To insure the financial integrity of the MCF to meet the challenges of the MCF in the future, the Board increased the minimum balance of the MCF to $66 million, effective Jan. 1, 2006, with annual increases of at least $1 million each year until 2010, when the minimum balance will reach $70 million. These amendments to ALPA’s Constitution and By-Laws require BOD approval.
The Board amended general language for ALPA assessments to include “the ongoing costs of the assessment fund” to be charged to the assessment fund and establishing two forms of MEC assessments--as a percentage of income or as a flat rate for all members.
The Board added cell phone repair costs “up to $50 every three years” as reimbursable expenses for ALPA representatives.
Merger Policy: The Executive Board approved an option for MECs to expedite integration of seniority lists under ALPA’s merger policy, including shortening time periods, allowing negotiations and/or mediation-arbitration to begin during the processing of employment data, using a neutral facilitator from the outset, using a combined mediation-arbitration process rather than a separate negotiation process followed by mediation-arbitration, using a single neutral rather than an arbitration board, providing for less formal proceedings before the mediator-arbitrator rather than formal hearings, and limiting the participation of legal counsel in the mediation-arbitration process.

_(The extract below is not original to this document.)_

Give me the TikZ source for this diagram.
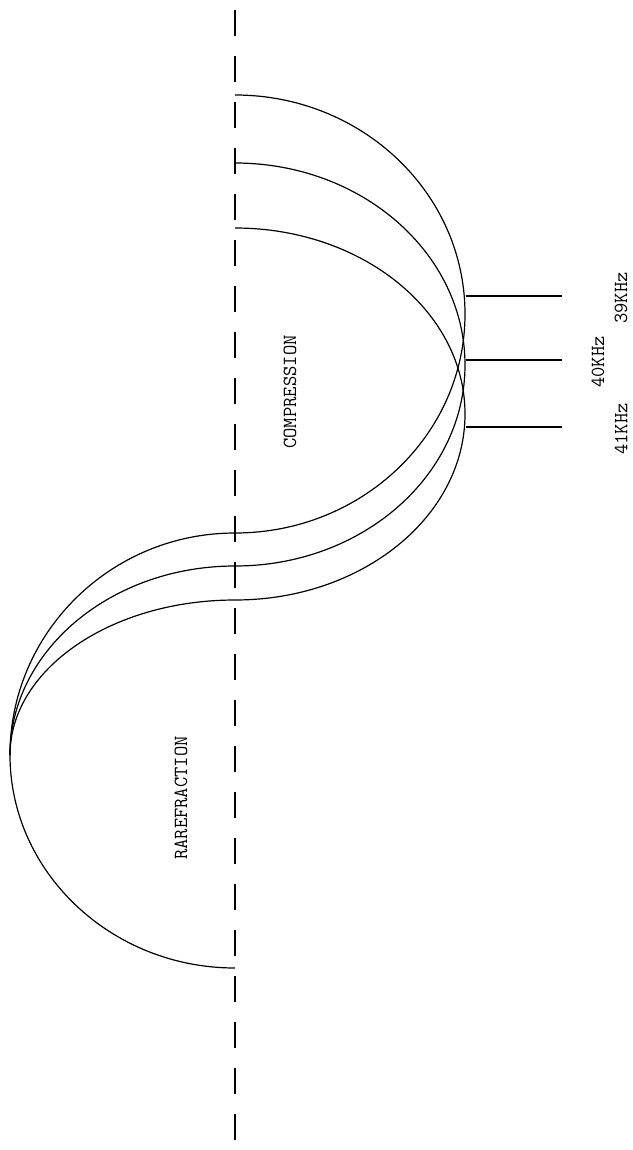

Local Council Meetings: The Board requested the ALPA President to charge the ALPA Special Representational Structural Review Committee to consider ways to improve member participation in local council activities to include, but not be limited to, electronic meeting attendance, electronic voting on local council resolutions, and other means to enhance member participation. The committee will provide recommendations to the October 2005 Executive Board for further discussion and direction.
Updating Policy Language: The Executive Board deleted certain paragraphs in the Administrative Manual that are obsolete or have already been relocated to Section 60 of the Manual.
To reflect ALPA’s current safety structure and activities, the Board updated ALPA safety policies in the Administrative Manual.